The NMDA receptor proved to be a complicated molecular machine, sort of a manhole in the cell’s surface with a trap door that can be swung open. The NMDA receptor is built of a variety of protein subunits — imagine making a tunnel with a bunch of pencils. Some of the protein “pencils” are involved in snapping open the trap door, others prevent this unless they detect local electrical disturbance, still others keep the door closed until a glutamine “pebble” has hit the receptor. When the trap door is open, yet another set of protein subunits acts as a tunnel or channel for calcium ions to enter the nerve cell.

It is on this last kind of subunit that Tsien has focused. One version, called NR2B, is common among the NMDA receptors of young people and lets in a lot of calcium ions. A second version, which tends to replace NR2B as we grow older, is called NR2A and lets in far less calcium. If Hebb is right, then NR2B-rich NMDA receptors should be much better at establishing nerve cell connections — and at promoting learning! This would explain why younger animals learn so much faster than older ones.

It is this specific prediction of Hebb’s hypothesis that Tsien and his coworkers set out to test. They created special strains of mice that had extra copies of the gene encoding the NR2B subunit, and modified the genes so that they would only be expressed in the forebrain and hippocampus.

When the research team isolated and examined nerve cells from the forebrain and hippocampus of their NR2B-enriched mice, they found that the NMDA receptors were in deed admitting elevated amounts of calcium. Instead of staying open for 100 thousandths of a second, as normal receptors do, the channels of these receptors were remaining open for 250 thousandths of a second, time to admit over twice as much calcium. This told Tsien that he had set up a fair test, that he had altered the behavior of the NMDA receptors in the intended way.

Now comes the true test. Are the mice able to learn faster, as Hebb’s hypothesis predicts? Has Tsien created “smarter” mice?

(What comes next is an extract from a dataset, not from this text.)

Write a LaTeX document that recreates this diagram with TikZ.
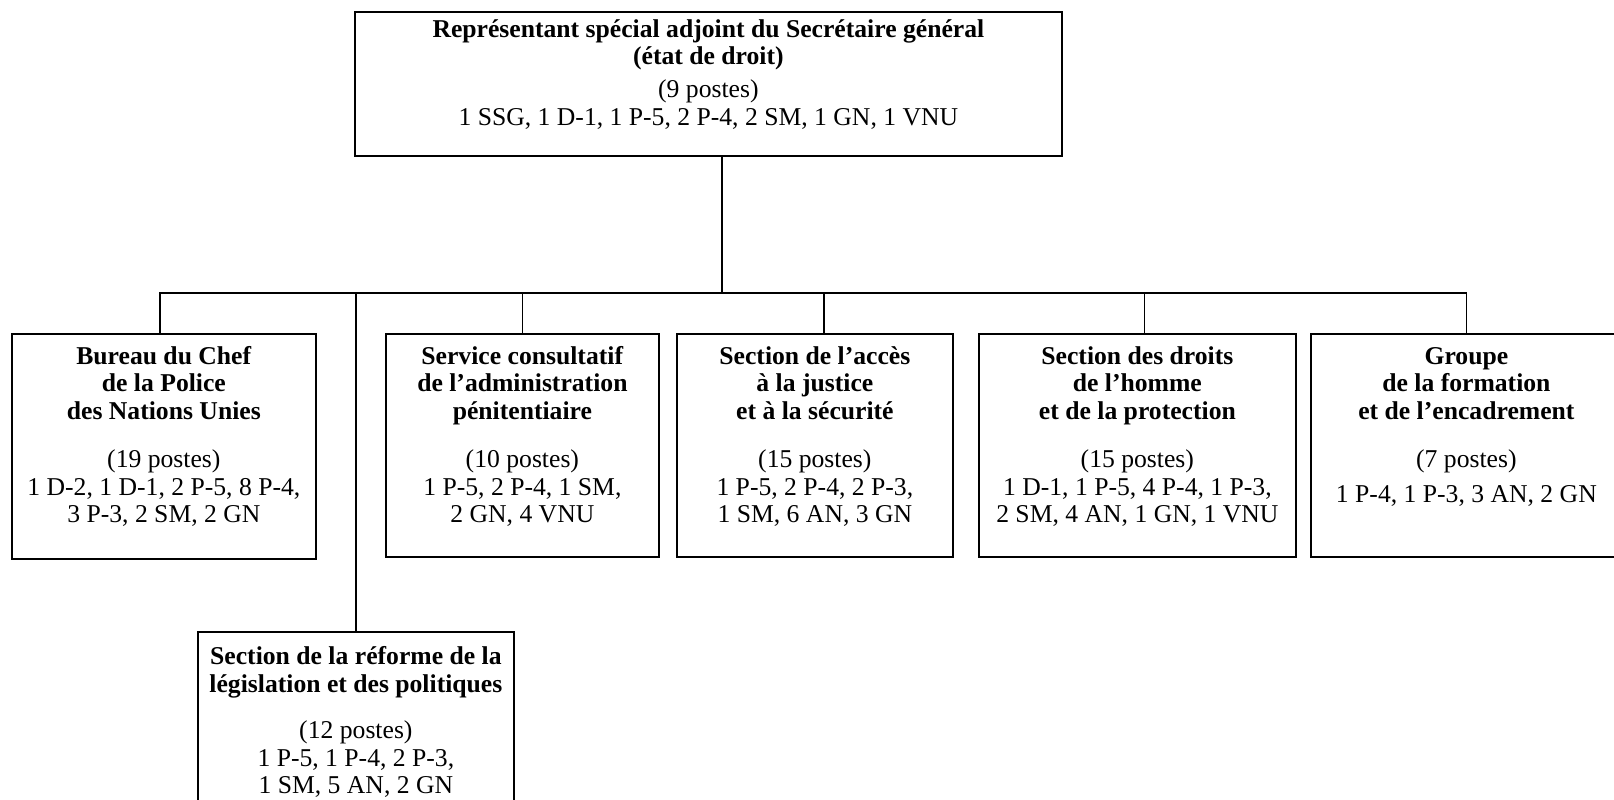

To carry out the test of learning ability, Tsien and his coworkers ran the NR2B-enriched mice through a battery of six standard learning tests, designed to use different association areas of the mouse forebrain and hippocampus. Some of the tests required the mice to learn to recognize unfamiliar objects, others to remember how to find a hidden platform when dropped into murky water. In all of the tests, the genetically souped-up mice did better than normal mice. Time and again, for each test, NR2B-enriched mice performed consistently better.

Because the six tests were chosen to involve many different parts of the forebrain and hippocampus, Tsien could be confident that the result was general — that the mice really were smarter, and hadn’t just gained the ability to perform a particular task better. Adding more NR2B subunits to their NMDA receptors had indeed improved the basic mechanism of their memory, just as Hebb’s hypothesis predicts.

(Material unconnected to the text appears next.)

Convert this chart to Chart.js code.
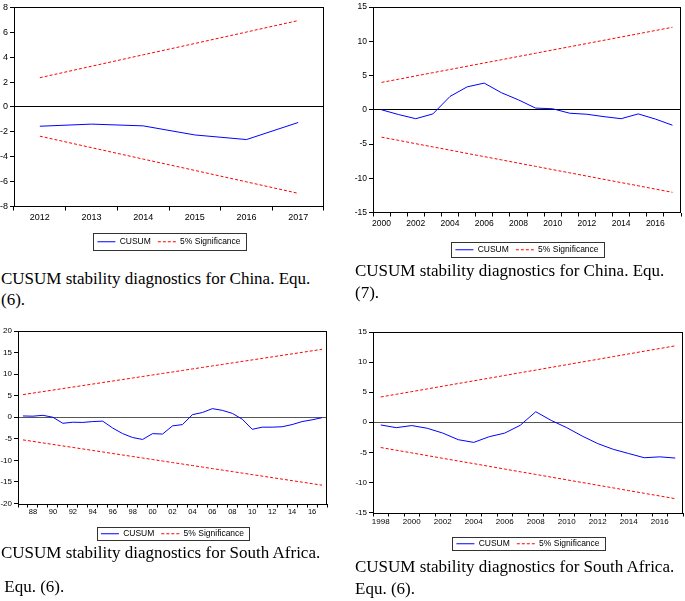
<!DOCTYPE html>
<html>
<head>
<meta charset="utf-8">
<script src="https://cdn.jsdelivr.net/npm/chart.js@4.4.0/dist/chart.umd.min.js"></script>
<style>
  body { margin: 0; background: #fff; }
  #page { position: relative; width: 685px; height: 601px; overflow: hidden; background: #fff; }
  .panel { position: absolute; }
  .caption {
    position: absolute;
    font-family: "Liberation Serif", "Times New Roman", serif;
    font-size: 17px;
    line-height: 17px;
    color: #000;
    white-space: pre;
  }
</style>
</head>
<body>
<div id="page">
  <div class="panel" style="left:0px;top:0px;width:340px;height:256px"><canvas id="chinaEq6"></canvas></div>
  <div class="panel" style="left:340px;top:0px;width:345px;height:264px"><canvas id="chinaEq7"></canvas></div>
  <div class="panel" style="left:0px;top:320px;width:340px;height:228px"><canvas id="saEq6a"></canvas></div>
  <div class="panel" style="left:340px;top:320px;width:345px;height:238px"><canvas id="saEq6b"></canvas></div>

  <div class="caption" style="left:1px;top:270px">CUSUM stability diagnostics for China. Equ.</div>
  <div class="caption" style="left:1px;top:291px">(6).</div>
  <div class="caption" style="left:355px;top:262px">CUSUM stability diagnostics for China. Equ.</div>
  <div class="caption" style="left:355px;top:284px">(7).</div>
  <div class="caption" style="left:1px;top:544px">CUSUM stability diagnostics for South Africa.</div>
  <div class="caption" style="left:0px;top:578px"> Equ. (6).</div>
  <div class="caption" style="left:355px;top:558px">CUSUM stability diagnostics for South Africa.</div>
  <div class="caption" style="left:355px;top:580px">Equ. (6).</div>
</div>

<script>
// China, Equ. (6)
const chinaEq6Years = ['2012', '2013', '2014', '2015', '2016', '2017'];
const chinaEq6Cusum = [-1.55, -1.38, -1.52, -2.25, -2.62, -1.25];
const chinaEq6Upper = [2.35, 3.27, 4.19, 5.10, 6.02, 6.94];
const chinaEq6Lower = [-2.35, -3.27, -4.19, -5.10, -6.02, -6.94];

// China, Equ. (7)
const chinaEq7Years = ['2000', '2001', '2002', '2003', '2004', '2005', '2006', '2007', '2008',
  '2009', '2010', '2011', '2012', '2013', '2014', '2015', '2016', '2017'];
const chinaEq7Cusum = [0.0, -0.7, -1.3, -0.6, 1.95, 3.35, 3.9, 2.5, 1.45,
  0.25, 0.15, -0.5, -0.65, -1.0, -1.3, -0.6, -1.35, -2.25];
const chinaEq7Upper = [4.00, 4.47, 4.95, 5.42, 5.89, 6.37, 6.84, 7.31, 7.79,
  8.26, 8.74, 9.21, 9.68, 10.16, 10.63, 11.10, 11.58, 12.05];
const chinaEq7Lower = [-4.00, -4.47, -4.95, -5.42, -5.89, -6.37, -6.84, -7.31, -7.79,
  -8.26, -8.74, -9.21, -9.68, -10.16, -10.63, -11.10, -11.58, -12.05];

// South Africa, Equ. (6), 1987-2017
const saEq6aYears = ['1987', '1988', '1989', '1990', '1991', '1992', '1993', '1994', '1995', '1996',
  '1997', '1998', '1999', '2000', '2001', '2002', '2003', '2004', '2005', '2006',
  '2007', '2008', '2009', '2010', '2011', '2012', '2013', '2014', '2015', '2016', '2017'];
const saEq6aCusum = [0.3, 0.25, 0.45, 0.0, -1.4, -1.15, -1.2, -1.0, -0.9, -2.5,
  -3.8, -4.7, -5.15, -3.8, -3.9, -2.0, -1.7, 0.6, 1.1, 2.0,
  1.6, 0.9, -0.45, -2.8, -2.3, -2.3, -2.2, -1.7, -1.0, -0.6, -0.1];
const saEq6aUpper = [5.25, 5.60, 5.95, 6.30, 6.65, 7.00, 7.35, 7.70, 8.05, 8.40,
  8.75, 9.10, 9.45, 9.80, 10.15, 10.50, 10.85, 11.20, 11.55, 11.90,
  12.25, 12.60, 12.95, 13.30, 13.65, 14.00, 14.35, 14.70, 15.05, 15.40, 15.75];
const saEq6aLower = [-5.25, -5.60, -5.95, -6.30, -6.65, -7.00, -7.35, -7.70, -8.05, -8.40,
  -8.75, -9.10, -9.45, -9.80, -10.15, -10.50, -10.85, -11.20, -11.55, -11.90,
  -12.25, -12.60, -12.95, -13.30, -13.65, -14.00, -14.35, -14.70, -15.05, -15.40, -15.75];

// South Africa, Equ. (6), 1998-2017
const saEq6bYears = ['1998', '1999', '2000', '2001', '2002', '2003', '2004', '2005', '2006', '2007',
  '2008', '2009', '2010', '2011', '2012', '2013', '2014', '2015', '2016', '2017'];
const saEq6bCusum = [-0.45, -0.9, -0.55, -1.0, -1.8, -2.9, -3.35, -2.4, -1.8, -0.5,
  1.75, 0.3, -0.9, -2.3, -3.55, -4.5, -5.2, -5.9, -5.75, -5.95];
const saEq6bUpper = [4.20, 4.65, 5.09, 5.54, 5.99, 6.44, 6.88, 7.33, 7.78, 8.23,
  8.67, 9.12, 9.57, 10.02, 10.46, 10.91, 11.36, 11.81, 12.25, 12.70];
const saEq6bLower = [-4.20, -4.65, -5.09, -5.54, -5.99, -6.44, -6.88, -7.33, -7.78, -8.23,
  -8.67, -9.12, -9.57, -10.02, -10.46, -10.91, -11.36, -11.81, -12.25, -12.70];

// Legend text
const legendNames = ['CUSUM', '5% Significance'];

// Draws the box round the plot area and round the legend, EViews style
const framePlugin = {
  id: 'frame',
  afterDraw(chart, args, opts) {
    const ctx = chart.ctx;
    const a = chart.chartArea;
    ctx.save();
    ctx.strokeStyle = '#000';
    ctx.lineWidth = 1;
    ctx.setLineDash([]);
    ctx.strokeRect(Math.round(a.left) + 0.5, Math.round(a.top) + 0.5,
      Math.round(a.right - a.left) - 1, Math.round(a.bottom - a.top));

    const boxes = chart.legend && chart.legend.legendHitBoxes;
    if (boxes && boxes.length) {
      const first = boxes[0];
      const last = boxes[boxes.length - 1];
      const cy = first.top + first.height / 2;
      const left = Math.round(first.left - 4) + 0.5;
      const right = Math.round(last.left + last.width + 5) + 0.5;
      const h = opts.boxHeight || 15;
      ctx.strokeStyle = '#333';
      ctx.strokeRect(left, Math.round(cy - h / 2) + 0.5, right - left, h);
    }
    ctx.restore();
  }
};

// point-style legend items lose the dataset dash, so put it back
function legendLabels(chart) {
  const items = Chart.defaults.plugins.legend.labels.generateLabels(chart);
  items.forEach(item => {
    const ds = chart.data.datasets[item.datasetIndex];
    item.lineDash = ds.borderDash || [];
    item.strokeStyle = ds.borderColor;
    item.lineWidth = 1;
  });
  return items.filter(item => item.datasetIndex < 2);
}

function makeChart(id, cfg) {
  const ctx = document.getElementById(id).getContext('2d');
  return new Chart(ctx, {
    type: 'line',
    data: {
      labels: cfg.years,
      datasets: [{
        label: legendNames[0],
        data: cfg.cusum,
        borderColor: '#0000ff',
        borderWidth: 1,
        pointRadius: 0,
        tension: 0
      }, {
        label: legendNames[1],
        data: cfg.upper,
        borderColor: '#ff0000',
        borderWidth: 1,
        borderDash: [3, 2],
        pointRadius: 0,
        tension: 0
      }, {
        label: legendNames[1],
        data: cfg.lower,
        borderColor: '#ff0000',
        borderWidth: 1,
        borderDash: [3, 2],
        pointRadius: 0,
        tension: 0
      }]
    },
    options: {
      responsive: true,
      maintainAspectRatio: false,
      animation: false,
      layout: { padding: { left: 0, right: cfg.padRight, top: cfg.padTop, bottom: 0 } },
      plugins: {
        tooltip: { enabled: false },
        frame: { boxHeight: cfg.legendBox },
        legend: {
          position: 'bottom',
          fullSize: false,
          labels: {
            generateLabels: legendLabels,
            usePointStyle: true,
            pointStyle: 'line',
            pointStyleWidth: 18,
            boxHeight: 8,
            padding: 7,
            color: '#000',
            font: { family: 'Liberation Sans, Arial, sans-serif', size: 8.5 }
          }
        }
      },
      scales: {
        x: {
          offset: true,
          border: { display: false },
          grid: {
            offset: true,
            drawOnChartArea: false,
            tickLength: 4,
            color: '#000',
            tickColor: '#000'
          },
          ticks: {
            autoSkip: false,
            maxRotation: 0,
            padding: cfg.xPad,
            color: '#000',
            font: { family: 'Liberation Sans, Arial, sans-serif', size: cfg.xFont },
            callback: function(val) {
              const y = this.getLabelForValue(val);
              if (Number(y) % cfg.every !== 0) return '';
              return cfg.short ? y.slice(2) : y;
            }
          },
          afterFit: s => { s.height = cfg.xHeight; }
        },
        y: {
          min: cfg.yMin,
          max: cfg.yMax,
          border: { display: false },
          grid: {
            color: c => (c.tick && c.tick.value === 0) ? cfg.zeroColor : 'transparent',
            tickColor: '#000',
            tickLength: 4,
            lineWidth: 1
          },
          ticks: {
            stepSize: cfg.yStep,
            padding: 2,
            color: '#000',
            font: { family: 'Liberation Sans, Arial, sans-serif', size: cfg.yFont }
          },
          afterFit: s => { s.width = cfg.yWidth; }
        }
      }
    },
    plugins: [framePlugin]
  });
}

makeChart('chinaEq6', {
  years: chinaEq6Years, cusum: chinaEq6Cusum, upper: chinaEq6Upper, lower: chinaEq6Lower,
  yMin: -8, yMax: 8, yStep: 2, every: 1, short: false,
  padTop: 6, padRight: 16, yWidth: 14, xHeight: 24, xPad: 2,
  xFont: 9, yFont: 9, zeroColor: '#000', legendBox: 17
});

makeChart('chinaEq7', {
  years: chinaEq7Years, cusum: chinaEq7Cusum, upper: chinaEq7Upper, lower: chinaEq7Lower,
  yMin: -15, yMax: 15, yStep: 5, every: 2, short: false,
  padTop: 7, padRight: 4, yWidth: 33, xHeight: 26, xPad: 2,
  xFont: 8.5, yFont: 8.5, zeroColor: '#000', legendBox: 15
});

makeChart('saEq6a', {
  years: saEq6aYears, cusum: saEq6aCusum, upper: saEq6aUpper, lower: saEq6aLower,
  yMin: -20, yMax: 20, yStep: 5, every: 2, short: true,
  padTop: 11, padRight: 13, yWidth: 18, xHeight: 19, xPad: 0,
  xFont: 7.5, yFont: 8, zeroColor: '#555', legendBox: 13
});

makeChart('saEq6b', {
  years: saEq6bYears, cusum: saEq6bCusum, upper: saEq6bUpper, lower: saEq6bLower,
  yMin: -15, yMax: 15, yStep: 5, every: 2, short: false,
  padTop: 12, padRight: 2, yWidth: 33, xHeight: 20, xPad: 0,
  xFont: 8, yFont: 8, zeroColor: '#555', legendBox: 13
});
</script>
</body>
</html>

Hebb was also right in a more fundamental way — learning is the result of molecular interactions that take place between nerve cells in the brain. Intelligence? For these mice, it was a matter of a delay of 150 thousandths of a second in how fast a protein receptor in their brain snapped shut.

Will we be able to take NR2B pills and get smarter? Not anytime soon. That’s not the importance of Tsien’s discovery. The point is that we now know how to ask specific concrete questions about learning. Psychology, neurobiology, and molecular biology — all converge in this new terrain into which Tsien has led us. As scientists we have just read the first page of what is probably a very long book, and know very little so far — BUT NOW WE KNOW HOW TO READ THE BOOK!

It may be quite a while before we gain the clinical ability to aid the memory-impaired, but I have little doubt that eventually this will become possible. Can we make people smarter? If the blueprint of how we think is written in the genes, will gene technology allow us in the future to alter this most basic of human abilities? While we can’t help asking this question, we don’t know the answer because we haven’t read the book yet. But we’ve started.